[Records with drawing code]
* * *

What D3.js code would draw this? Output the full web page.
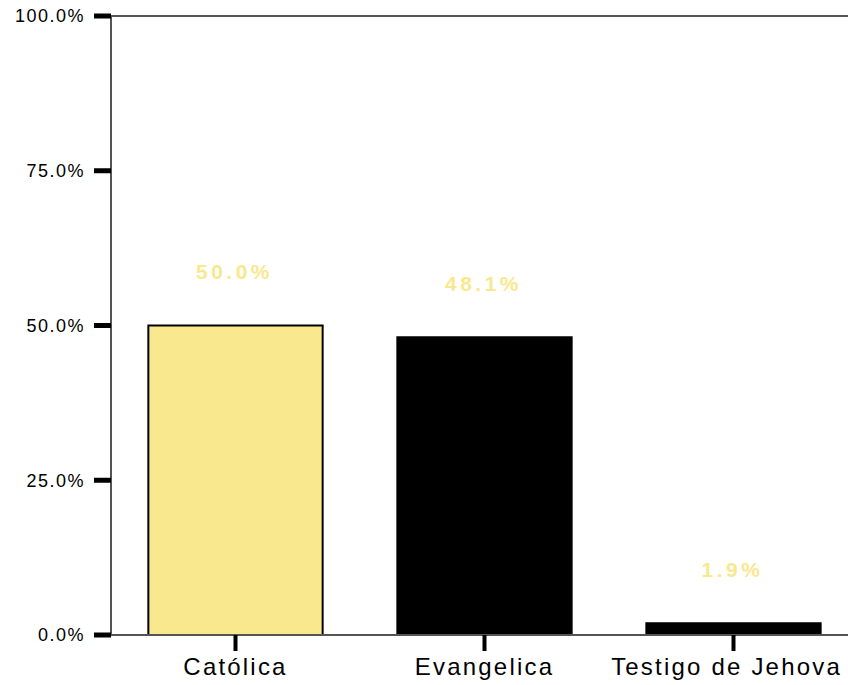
<!DOCTYPE html>
<html><head><meta charset="utf-8">
<script src="https://cdn.jsdelivr.net/npm/d3@7"></script>
<style>body{margin:0;background:#fff}svg{display:block}</style>
</head><body>
<svg id="c" width="848" height="685"></svg>
<script>
const categories = ["Católica", "Evangelica", "Testigo de Jehova"];
const values = [50.0, 48.1, 1.9];
const valueLabels = ["50.0%", "48.1%", "1.9%"];
const barColors = ["#FAE88F", "#000000", "#000000"];
const tickValues = [0, 25, 50, 75, 100];
const tickLabels = ["0.0%", "25.0%", "50.0%", "75.0%", "100.0%"];

const svg = d3.select("#c");
const W = 848;
const x = d3.scaleBand().domain(categories).range([111, 858]).paddingInner(0.3).paddingOuter(0.15);
const y = d3.scaleLinear().domain([0, 100]).range([635, 16]);
const font = "Liberation Sans, Arial, sans-serif";

// frame lines
svg.append("line").attr("x1", 111).attr("x2", W).attr("y1", y(100)).attr("y2", y(100)).attr("stroke", "#555").attr("stroke-width", 2);
svg.append("line").attr("x1", 111).attr("x2", 111).attr("y1", y(100)).attr("y2", y(0)).attr("stroke", "#555").attr("stroke-width", 2);

// bars
svg.selectAll("rect.bar").data(values).join("rect")
  .attr("class", "bar")
  .attr("x", (d, i) => x(categories[i]))
  .attr("width", x.bandwidth())
  .attr("y", d => y(d))
  .attr("height", d => y(0) - y(d))
  .attr("fill", (d, i) => barColors[i])
  .attr("stroke", "#000").attr("stroke-width", 2);

// bottom axis line
svg.append("line").attr("x1", 111).attr("x2", W).attr("y1", y(0)).attr("y2", y(0)).attr("stroke", "#555").attr("stroke-width", 2);

// y ticks
svg.selectAll("rect.yt").data(tickValues).join("rect")
  .attr("x", 94).attr("width", 17)
  .attr("y", d => y(d) - 2.5).attr("height", 5).attr("fill", "#000");
svg.selectAll("text.yl").data(tickValues).join("text")
  .attr("x", 85).attr("y", d => y(d)).attr("dy", "0.35em")
  .attr("text-anchor", "end").attr("font-family", font)
  .attr("font-size", 18).attr("letter-spacing", 1.5).attr("fill", "#000")
  .text((d, i) => tickLabels[i]);

// x ticks
svg.selectAll("rect.xt").data(categories).join("rect")
  .attr("x", d => x(d) + x.bandwidth() / 2 - 2).attr("width", 4)
  .attr("y", y(0)).attr("height", 16).attr("fill", "#000");
svg.selectAll("text.xl").data(categories).join("text")
  .attr("class", "xl")
  .attr("y", 675)
  .attr("text-anchor", "start").attr("font-family", font)
  .attr("font-size", 24).attr("letter-spacing", 2.2).attr("fill", "#000")
  .text(d => d)
  .each(function(d) {
    const w = this.getComputedTextLength();
    let left = x(d) + x.bandwidth() / 2 - w / 2;
    if (left + w > W - 6) left = W - 6 - w;
    d3.select(this).attr("x", left);
  });

// value labels
svg.selectAll("text.vl").data(values).join("text")
  .attr("x", (d, i) => x(categories[i]) + x.bandwidth() / 2 - 1)
  .attr("y", d => y(d) - 54).attr("dy", "0.35em")
  .attr("text-anchor", "middle").attr("font-family", font)
  .attr("font-size", 21).attr("font-weight", "bold").attr("letter-spacing", 3.5).attr("fill", "#FAE88F")
  .text((d, i) => valueLabels[i]);
</script>
</body></html>
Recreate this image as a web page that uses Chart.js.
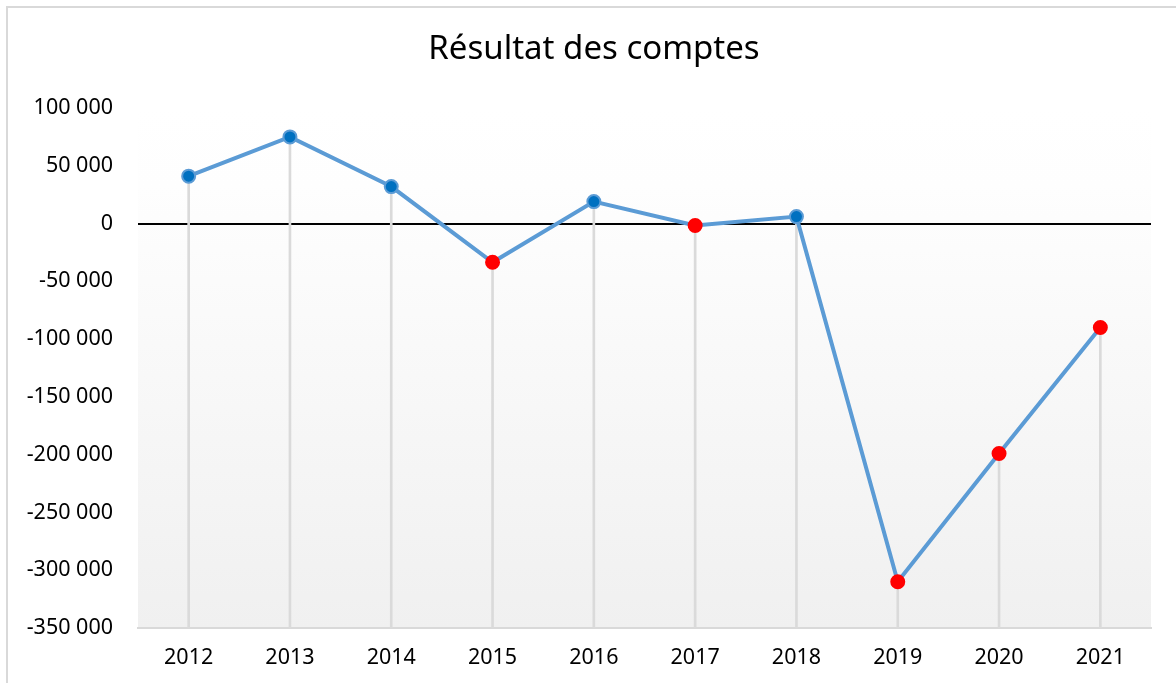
<!DOCTYPE html>
<html>
<head>
<meta charset="utf-8">
<script src="https://cdn.jsdelivr.net/npm/chart.js@4.4.1/dist/chart.umd.min.js"></script>
<style>
  html, body { margin: 0; padding: 0; background: #ffffff; overflow: hidden; width: 1176px; height: 683px; }
  #frame { position: absolute; left: 6px; top: 6px; width: 1190px; height: 700px; border: 2px solid #d9d9d9; box-sizing: border-box; }
  #wrap { position: absolute; left: 0; top: 0; width: 1176px; height: 683px; }
</style>
</head>
<body>
<div id="frame"></div>
<div id="wrap"><canvas id="c" width="1176" height="683"></canvas></div>
<script>
const chartTitle = 'Résultat des comptes';
const years = ['2012','2013','2014','2015','2016','2017','2018','2019','2020','2021'];
const results = [41000, 75000, 32000, -33500, 19000, -1700, 6000, -310000, -199000, -90000];
const yTickValues = [100000, 50000, 0, -50000, -100000, -150000, -200000, -250000, -300000, -350000];
const yMin = -350000;
const yMax = 100000;

const FONT = '"Noto Sans", "Open Sans", sans-serif';

function fmt(v) {
  const s = Math.abs(v).toString().replace(/\B(?=(\d{3})+(?!\d))/g, ' ');
  return (v < 0 ? '-' : '') + s;
}

const bgPlugin = {
  id: 'bg',
  beforeDraw(chart) {
    const a = chart.chartArea, ctx = chart.ctx;
    const g = ctx.createLinearGradient(0, a.top, 0, a.bottom);
    g.addColorStop(0, '#ffffff');
    g.addColorStop(0.15, '#fefefe');
    g.addColorStop(1, '#f0f0f0');
    ctx.save();
    ctx.fillStyle = g;
    ctx.fillRect(a.left, a.top, a.right - a.left, a.bottom - a.top);
    ctx.restore();
  }
};

const titlePlugin = {
  id: 'frameTitle',
  afterDraw(chart) {
    const ctx = chart.ctx;
    ctx.save();
    ctx.font = '33px ' + FONT;
    ctx.fillStyle = '#000000';
    ctx.textAlign = 'center';
    ctx.textBaseline = 'middle';
    ctx.fillText(chartTitle, 594, 50);
    ctx.restore();
  }
};

new Chart(document.getElementById('c'), {
  data: {
    labels: years,
    datasets: [
      {
        type: 'line',
        data: results,
        order: 0,
        borderColor: '#5b9bd5',
        borderWidth: 4,
        tension: 0,
        pointRadius: 6.5,
        pointHoverRadius: 6.5,
        pointBorderWidth: 2,
        pointBackgroundColor: ctx => (ctx.raw < 0 ? '#ff0000' : '#0070c0'),
        pointBorderColor: ctx => (ctx.raw < 0 ? '#ff0000' : '#5b9bd5')
      },
      {
        type: 'bar',
        data: results.map(v => [yMin, v]),
        order: 1,
        backgroundColor: '#dadada',
        barThickness: 2,
        borderWidth: 0
      }
    ]
  },
  options: {
    responsive: false,
    animation: false,
    events: [],
    layout: { padding: { left: 0, right: 25, top: 108, bottom: 0 } },
    plugins: {
      legend: { display: false },
      tooltip: { enabled: false },
      title: { display: false }
    },
    scales: {
      x: {
        offset: true,
        grid: { display: false, drawTicks: false },
        border: { display: true, color: '#d9d9d9', width: 2 },
        ticks: { color: '#000000', font: { family: FONT, size: 21.5 }, padding: 17 },
        afterFit(s) { s.height = 55; }
      },
      y: {
        min: yMin,
        max: yMax,
        afterBuildTicks(s) { s.ticks = yTickValues.map(v => ({ value: v })); },
        grid: {
          drawTicks: false,
          color: c => (c.tick && c.tick.value === 0 ? '#000000' : 'rgba(0,0,0,0)'),
          lineWidth: c => (c.tick && c.tick.value === 0 ? 2 : 0)
        },
        border: { display: false },
        ticks: {
          color: '#000000',
          font: { family: FONT, size: 21.5 },
          padding: 25,
          callback: v => fmt(v)
        },
        afterFit(s) { s.width = 138; }
      }
    }
  },
  plugins: [bgPlugin, titlePlugin]
});
</script>
</body>
</html>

* * *

## STATED EXERCISE
Find every line in the records above that contains the word "this", and copy each one.

## RESPONSE
What D3.js code would draw this? Output the full web page.
    const w = this.getComputedTextLength();
    d3.select(this).attr("x", left);
Recreate this image as a web page that uses Chart.js.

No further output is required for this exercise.